This post was written for and first published on the Knight Foundation's blog.
By Michael D. Bolden
A Miami Beach company with deep roots in managing assisted living facilities won first prize in a pitch competition staged Sunday night at The Lab Miami in Wynwood by an accelerator trying to give startups a boost toward success.
Mia Senior Living Solutions principal Pilar Bretos Carvajal said she attended the NewME pop-up accelerator to practice her message as the company, which was founded 17 years ago by Carvajal’s mother, Conchy Bretos, tries to “move the ship.”
“Our business model in the past has consisted of setting up and managing these assisted living facilities on behalf of owners,” she said. “We have had short-term contracts and handed the facilities over to the owner once the contract expired. We realize now that we cannot control the quality of the product in this fashion so we are changing our business model to own and operate the facilities.”
“I wasn’t expecting anything like this,” Carvajal said, after NewME founder Angela Benton announced that Mia Senior Living Solutions had won $46,625 in prizes.
The award package includes server and software services, a chance to pitch to Google Ventures and a space next year at NewME’s residential accelerator in San Francisco.

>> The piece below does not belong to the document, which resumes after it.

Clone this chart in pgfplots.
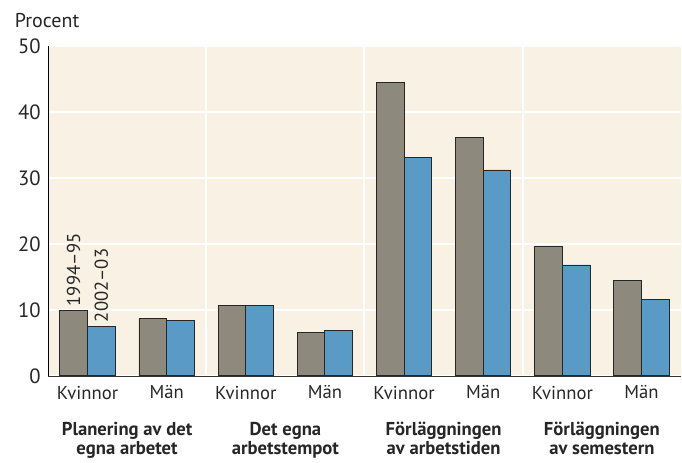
\documentclass[border=0pt]{standalone}
\usepackage{fontspec}
\setmainfont{PT Sans}
\usepackage{pgfplots}
\pgfplotsset{compat=1.18}

\definecolor{bg}{HTML}{FAF1E5}
\definecolor{grau}{HTML}{8E897D}
\definecolor{blau}{HTML}{5A9AC7}

\begin{document}
\begin{tikzpicture}[font=\fontsize{14}{14.5}\selectfont,
  grp/.style={anchor=north, align=center, font=\fontsize{14}{14.5}\selectfont\bfseries,
              text=black!85, yshift=-31pt}]
  \begin{axis}[
    width=475pt, height=247.5pt, scale only axis,
    xmin=0, xmax=16, ymin=0, ymax=50,
    ybar=0pt, bar width=0.7,
    axis lines=left,
    axis line style={-},
    x axis line style={draw=black!80},
    axis background/.style={fill=bg},
    xtick={1,3,5,7,9,11,13,15},
    xticklabels={Kvinnor,Män,Kvinnor,Män,Kvinnor,Män,Kvinnor,Män},
    ytick={0,10,20,30,40,50},
    major tick length=0pt,
    ymajorgrids=true,
    major grid style={white, line width=1.1pt},
    extra x ticks={4,8,12},
    extra x tick labels={},
    extra x tick style={grid=major, major grid style={white, line width=1.5pt}},
    xticklabel style={yshift=-4pt, text=black!85},
    yticklabel style={xshift=-2pt, text=black!85, font=\fontsize{15.5}{16}\selectfont},
    /pgf/number format/assume math mode=true,
    clip=false,
  ]
    % 1994-95
    \addplot[fill=grau, draw=black!85, line width=0.7pt] coordinates {
      (1,9.9) (3,8.7) (5,10.6) (7,6.5) (9,44.5) (11,36.2) (13,19.6) (15,14.5)};
    % 2002-03
    \addplot[fill=blau, draw=black!85, line width=0.7pt] coordinates {
      (1,7.5) (3,8.4) (5,10.6) (7,6.8) (9,33.1) (11,31.2) (13,16.8) (15,11.5)};

    \node[rotate=90, anchor=west, text=black!85, inner sep=3pt] at (axis cs:0.65,9.9) {1994–95};
    \node[rotate=90, anchor=west, text=black!85, inner sep=3pt] at (axis cs:1.35,7.5) {2002–03};

    \node[grp] at (axis cs:2,0) {Planering av det\\egna arbetet};
    \node[grp] at (axis cs:6,0) {Det egna\\arbetstempot};
    \node[grp] at (axis cs:10,0) {Förläggningen\\av arbetstiden};
    \node[grp] at (axis cs:14,0) {Förläggningen\\av semestern};

    \node[anchor=base west, text=black!85, inner sep=0pt, font=\fontsize{15}{16}\selectfont]
      at (rel axis cs:0,1) [xshift=-25pt, yshift=14pt] {Procent};

    % invisible frame giving the page the reference's margins
    \path (rel axis cs:0,1) ++(-36pt,34.5pt) coordinate (tl);
    \path (rel axis cs:1,0) ++(0.75pt,-61.5pt) coordinate (br);
    \path (tl) rectangle (br);
  \end{axis}
\end{tikzpicture}
\end{document}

The accelerator’s core service is a 12-week entrepreneurial immersion program for groups underrepresented in the tech industry, such as women, Latinos and African-Americans.
It was the second year of the NewME accelerator program in Miami, which Knight Foundation first brought to South Florida in November. “Miami really is a special place,” Benton said. “You have so much momentum.”
The event, which began Thursday night with a dinner hosted by Knight, included private coaching from experienced entrepreneurs and lessons on building presentation skills from communications coach Anthony L. Hogan.
Hogan, who held workshops for the teams Friday and Saturday nights, told the participants that they had to emulate eagles, with “the ability to fly above the storms.”
“You have to start thinking, ‘I’m an entrepreneur. I’m not like an average person,’” he said.
Demo night capped the weekend, with 38 companies pitching their ideas to a panel of four judges. The teams ranged from one-person shops refining pitches for a few thousand dollars to hire developers to mature companies like Mia Senior Living Solutions coordinating a message around the millions they need to diversify or scale their businesses.
Two teams tied for second place and each won packages worth $37,000: #HASH, which is developing “untraceable multiplatform messaging”; and Portbox, which is developing a real-time availability calendar with automated booking for the modeling industry. A third-place award of $22,000 in services and products went to Jurnid, a publishing, reading and advocacy news platform.